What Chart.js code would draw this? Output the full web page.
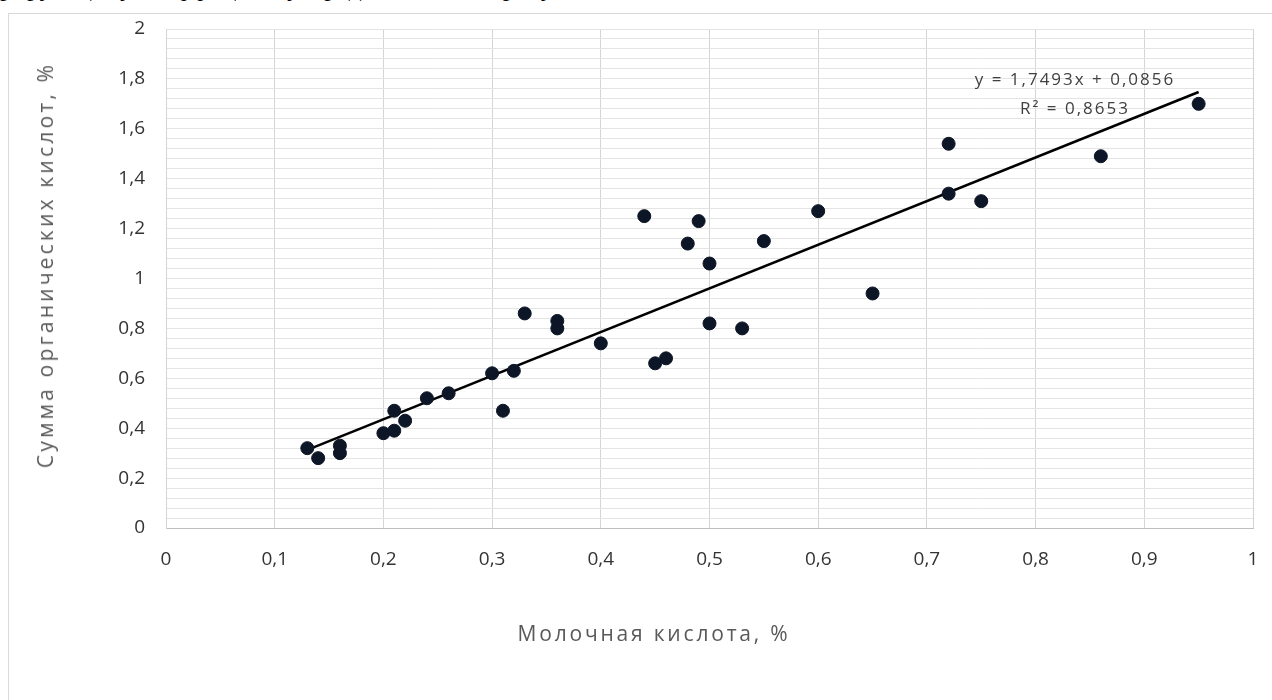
<!DOCTYPE html>
<html>
<head>
<meta charset="utf-8">
<script src="https://cdn.jsdelivr.net/npm/chart.js@4"></script>
<style>
    html, body { margin: 0; padding: 0; background: #fff; overflow: hidden; }
    body { width: 1272px; height: 700px; position: relative; font-family: "Open Sans", sans-serif; }
    #doc-line { position: absolute; left: 0; top: -27px; font: 26px "Liberation Serif", serif; color: #000; white-space: nowrap; }
    #frame { position: absolute; left: 8px; top: 13px; width: 1300px; height: 720px; border: 1px solid #d9d9d9; }
    #chart { position: absolute; left: 0; top: 0; }
    .axis-title { position: absolute; color: #595959; font-size: 21px; white-space: nowrap; }
    #x-title { left: 454px; width: 400px; top: 619px; text-align: center; letter-spacing: 2.8px; }
    #y-title { left: 45px; top: 265px; transform: translate(-50%, -50%) rotate(-90deg); letter-spacing: 3.2px; }
    #equation { position: absolute; left: 965px; width: 220px; top: 64px; text-align: center; color: #404040; font-size: 17px; letter-spacing: 2px; line-height: 29px; }
</style>
</head>
<body>
<div id="doc-line">рирующему коэффициенту, представлены на рисунке 4.</div>
<div id="frame"></div>
<canvas id="chart" width="1272" height="700"></canvas>
<div class="axis-title" id="y-title">Сумма органических кислот, %</div>
<div class="axis-title" id="x-title">Молочная кислота, %</div>
<div id="equation">y = 1,7493x + 0,0856<br>R² = 0,8653</div>
<script>
// молочная кислота, % (ось X)
const lacticAcid = [0.13, 0.14, 0.16, 0.16, 0.20, 0.21, 0.21, 0.22, 0.24, 0.26, 0.30, 0.31, 0.32, 0.33, 0.36, 0.36, 0.40,
    0.44, 0.45, 0.46, 0.48, 0.49, 0.50, 0.50, 0.53, 0.55, 0.60, 0.65, 0.72, 0.72, 0.75, 0.86, 0.95];
// сумма органических кислот, % (ось Y)
const organicAcids = [0.32, 0.28, 0.33, 0.30, 0.38, 0.47, 0.39, 0.43, 0.52, 0.54, 0.62, 0.47, 0.63, 0.86, 0.83, 0.80, 0.74,
    1.25, 0.66, 0.68, 1.14, 1.23, 1.06, 0.82, 0.80, 1.15, 1.27, 0.94, 1.54, 1.34, 1.31, 1.49, 1.70];
const trendSlope = 1.7493;
const trendIntercept = 0.0856;
const xTicks = { min: 0, max: 1, step: 0.1 };
const yTicks = { min: 0, max: 2, step: 0.04, labelStep: 0.2 };

const points = lacticAcid.map((x, i) => ({ x, y: organicAcids[i] }));
const xMin = Math.min(...lacticAcid);
const xMax = Math.max(...lacticAcid);
const trend = [xMin, xMax].map((x) => ({ x, y: trendSlope * x + trendIntercept }));

const fmt = (v) => String(Math.round(v * 10) / 10).replace(".", ",");
const tickFont = { family: "Open Sans", size: 19 };

new Chart(document.getElementById("chart"), {
    type: "scatter",
    data: {
        datasets: [
            {
                data: points,
                backgroundColor: "#0d1626",
                borderColor: "#0d1626",
                pointRadius: 6.5,
                pointHoverRadius: 6.5
            },
            {
                type: "line",
                data: trend,
                borderColor: "#000",
                borderWidth: 2.5,
                pointRadius: 0,
                fill: false
            }
        ]
    },
    options: {
        responsive: false,
        animation: false,
        layout: { padding: { left: 0, top: 29, right: 19, bottom: 0 } },
        plugins: { legend: { display: false }, tooltip: { enabled: false } },
        scales: {
            x: {
                type: "linear",
                min: xTicks.min,
                max: xTicks.max,
                afterFit: (scale) => {
                    scale.height = 172;
                    scale.paddingLeft = 0;
                    scale.paddingRight = 0;
                },
                ticks: { stepSize: xTicks.step, padding: 20, color: "#333", font: tickFont, callback: fmt, maxRotation: 0 },
                grid: { color: "#d4d4d4", drawTicks: false },
                border: { color: "#bfbfbf" }
            },
            y: {
                min: yTicks.min,
                max: yTicks.max,
                afterFit: (scale) => {
                    scale.width = 166;
                    scale.paddingTop = 0;
                    scale.paddingBottom = 0;
                },
                ticks: {
                    stepSize: yTicks.step,
                    autoSkip: false,
                    padding: 21,
                    color: "#333",
                    font: tickFont,
                    callback: (v) => (Math.round(v * 100) % Math.round(yTicks.labelStep * 100) === 0 ? fmt(v) : "")
                },
                grid: { color: "#e4e4e4", drawTicks: false },
                border: { color: "#d4d4d4" }
            }
        }
    }
});
</script>
</body>
</html>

Goal of the exercise:
Every line is to be duplicated exactly, though pictures stay out.

Response below:
What Chart.js code would draw this? Output the full web page.
<!DOCTYPE html>
<html>
<head>
<meta charset="utf-8">
<script src="https://cdn.jsdelivr.net/npm/chart.js@4"></script>
<style>
    html, body { margin: 0; padding: 0; background: #fff; overflow: hidden; }
    body { width: 1272px; height: 700px; position: relative; font-family: "Open Sans", sans-serif; }
    #doc-line { position: absolute; left: 0; top: -27px; font: 26px "Liberation Serif", serif; color: #000; white-space: nowrap; }
    #frame { position: absolute; left: 8px; top: 13px; width: 1300px; height: 720px; border: 1px solid #d9d9d9; }
    #chart { position: absolute; left: 0; top: 0; }
    .axis-title { position: absolute; color: #595959; font-size: 21px; white-space: nowrap; }
    #x-title { left: 454px; width: 400px; top: 619px; text-align: center; letter-spacing: 2.8px; }
    #y-title { left: 45px; top: 265px; transform: translate(-50%, -50%) rotate(-90deg); letter-spacing: 3.2px; }
    #equation { position: absolute; left: 965px; width: 220px; top: 64px; text-align: center; color: #404040; font-size: 17px; letter-spacing: 2px; line-height: 29px; }
</style>
</head>
<body>
<div id="doc-line">рирующему коэффициенту, представлены на рисунке 4.</div>
<div id="frame"></div>
<canvas id="chart" width="1272" height="700"></canvas>
<div class="axis-title" id="y-title">Сумма органических кислот, %</div>
<div class="axis-title" id="x-title">Молочная кислота, %</div>
<div id="equation">y = 1,7493x + 0,0856<br>R² = 0,8653</div>
<script>
// молочная кислота, % (ось X)
const lacticAcid = [0.13, 0.14, 0.16, 0.16, 0.20, 0.21, 0.21, 0.22, 0.24, 0.26, 0.30, 0.31, 0.32, 0.33, 0.36, 0.36, 0.40,
    0.44, 0.45, 0.46, 0.48, 0.49, 0.50, 0.50, 0.53, 0.55, 0.60, 0.65, 0.72, 0.72, 0.75, 0.86, 0.95];
// сумма органических кислот, % (ось Y)
const organicAcids = [0.32, 0.28, 0.33, 0.30, 0.38, 0.47, 0.39, 0.43, 0.52, 0.54, 0.62, 0.47, 0.63, 0.86, 0.83, 0.80, 0.74,
    1.25, 0.66, 0.68, 1.14, 1.23, 1.06, 0.82, 0.80, 1.15, 1.27, 0.94, 1.54, 1.34, 1.31, 1.49, 1.70];
const trendSlope = 1.7493;
const trendIntercept = 0.0856;
const xTicks = { min: 0, max: 1, step: 0.1 };
const yTicks = { min: 0, max: 2, step: 0.04, labelStep: 0.2 };

const points = lacticAcid.map((x, i) => ({ x, y: organicAcids[i] }));
const xMin = Math.min(...lacticAcid);
const xMax = Math.max(...lacticAcid);
const trend = [xMin, xMax].map((x) => ({ x, y: trendSlope * x + trendIntercept }));

const fmt = (v) => String(Math.round(v * 10) / 10).replace(".", ",");
const tickFont = { family: "Open Sans", size: 19 };

new Chart(document.getElementById("chart"), {
    type: "scatter",
    data: {
        datasets: [
            {
                data: points,
                backgroundColor: "#0d1626",
                borderColor: "#0d1626",
                pointRadius: 6.5,
                pointHoverRadius: 6.5
            },
            {
                type: "line",
                data: trend,
                borderColor: "#000",
                borderWidth: 2.5,
                pointRadius: 0,
                fill: false
            }
        ]
    },
    options: {
        responsive: false,
        animation: false,
        layout: { padding: { left: 0, top: 29, right: 19, bottom: 0 } },
        plugins: { legend: { display: false }, tooltip: { enabled: false } },
        scales: {
            x: {
                type: "linear",
                min: xTicks.min,
                max: xTicks.max,
                afterFit: (scale) => {
                    scale.height = 172;
                    scale.paddingLeft = 0;
                    scale.paddingRight = 0;
                },
                ticks: { stepSize: xTicks.step, padding: 20, color: "#333", font: tickFont, callback: fmt, maxRotation: 0 },
                grid: { color: "#d4d4d4", drawTicks: false },
                border: { color: "#bfbfbf" }
            },
            y: {
                min: yTicks.min,
                max: yTicks.max,
                afterFit: (scale) => {
                    scale.width = 166;
                    scale.paddingTop = 0;
                    scale.paddingBottom = 0;
                },
                ticks: {
                    stepSize: yTicks.step,
                    autoSkip: false,
                    padding: 21,
                    color: "#333",
                    font: tickFont,
                    callback: (v) => (Math.round(v * 100) % Math.round(yTicks.labelStep * 100) === 0 ? fmt(v) : "")
                },
                grid: { color: "#e4e4e4", drawTicks: false },
                border: { color: "#d4d4d4" }
            }
        }
    }
});
</script>
</body>
</html>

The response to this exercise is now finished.